Enough! Relax! It’s only money! You’re not confessing to a habit of rifling the poor-box. Personally, I yearn across the North Sea for the clean air of Scandinavia, where beneath stout woolly pullovers beat simpler hearts: communitaire, open, bracingly frank. In Norway, Sweden and Finland, whether you’re a reindeer herder or an electronics tycoon, your tax return is posted online: total income, tax paid, net worth. It’s part of “Jantelagen”: the presumption that no citizen is better than the other. Of course there is more snooping since the internet made it quicker than paperwork, so Norway now has a delightful rule: you get an e-mail telling you exactly who has been looking at your return. The media still collect and publish, of course, but journalists only bother if you are interesting for some other reason, good or bad.

Some Scandinavian citizens hate the openness- though it has been going on for many decades- but it certainly flattens and democratises society. Job advertisements name a salary rather than murmuring about “competitive rates”, and the public nature of all incomes leads to a flatter pay structure.

One Norwegian wrote about his 2015 form to explain how it works. His income before deductions was 707,154 NOK and tax payment 197,402 NOK, or 27.9 per cent. His net worth, he said, was recorded as “zero” because your home is listed as 30 per cent of its real value and mortgage debt is deducted. He added: “It might strike some people as radical. And I guess it is. But it’s a deliberate choice; we believe that making both public financing and public spending public, as far as possible, helps reduce opportunities for corruption and get unfairness fixed.” In Sweden, the tax agency is the most respected of state institutions.

“In Sweden, the tax agency is the most respected of state institutions”

No, I don’t think any British government would have the bottle to enforce such openness. But, just as a thought-experiment, consider the effect it could have. Agony, at first, then crippling embarrassment, either because you earn less than you pretend, or so much that you feel obscene compared to the acquaintances who you know to be better, more useful human beings. But gradually we would get used to it, and start to unshackle wealth from deeper notions of merit.

Also, these are tax returns remind us that the rich have their uses. In Finland, the revelation that two game designers paid €54 million each into the public purse one year provoked admiration. Last month Lord Sugar indignantly tweeted a picture of his latest cheque to HMRC: £58,646,024.44, and we know that he paid for about a quarter of NHS cataract operations, or six Routemaster-loads of head teachers.

Publishing tax returns would not only remove the ability of organisations to obfuscate over differentials but correct certain tiresome public preconceptions. Because bestselling authors turn up on rich lists, much of the public vaguely assumes that being published makes you rich. Hollow laughs: professional author’s average earnings are less than £12,000. Similarly musicians, actors or athletes who have been household names are airily presumed to be affluent and secure for life. Stage actors particularly suffer from this, as do those with the odd character part on television; many will be gritting their teeth over Derek Thomson (Nurse Charlie from Casualty) who earns nearly £400,000 for playing the same role endlessly, in the manner of an amiable plank. He’s not typical.

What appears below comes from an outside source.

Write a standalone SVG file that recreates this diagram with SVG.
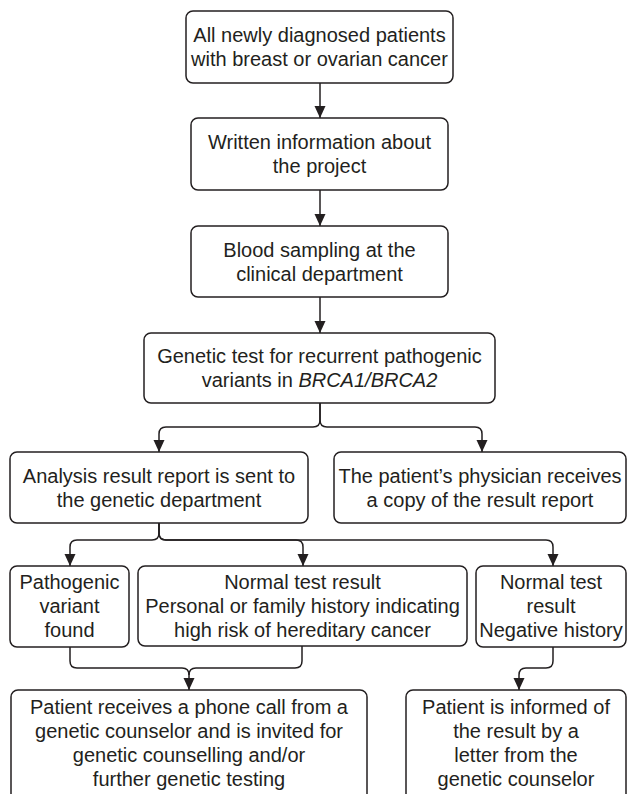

I theorise that making incomes visible would be a deterrent to those who- egged on by agents on commission- keep asking for more. We’ve heard much huffing about people’s failure to “lean in” and “demand their worth”. I would respectfully turn that around and suggest that there are many people who have a woeful problem of greed and insecurity, valuing themselves only in terms of cash.

“Making incomes visible would be a deterrent to those who- egged on by agents on commission- keep asking for more”

Maybe with Scandi openness more of them would behave like Kevin Whately, ITV’s Inspector Lewis. In 2008 he refused a pay rise with the words: “They pay me royally. I’m not interested in more money for the sake of it. You’re very aware that if you’re nicking all the budget, somebody else is getting threepence ha’penny or the production values aren’t going to be so high.”

We might see more of that in my utopian Scandi dream.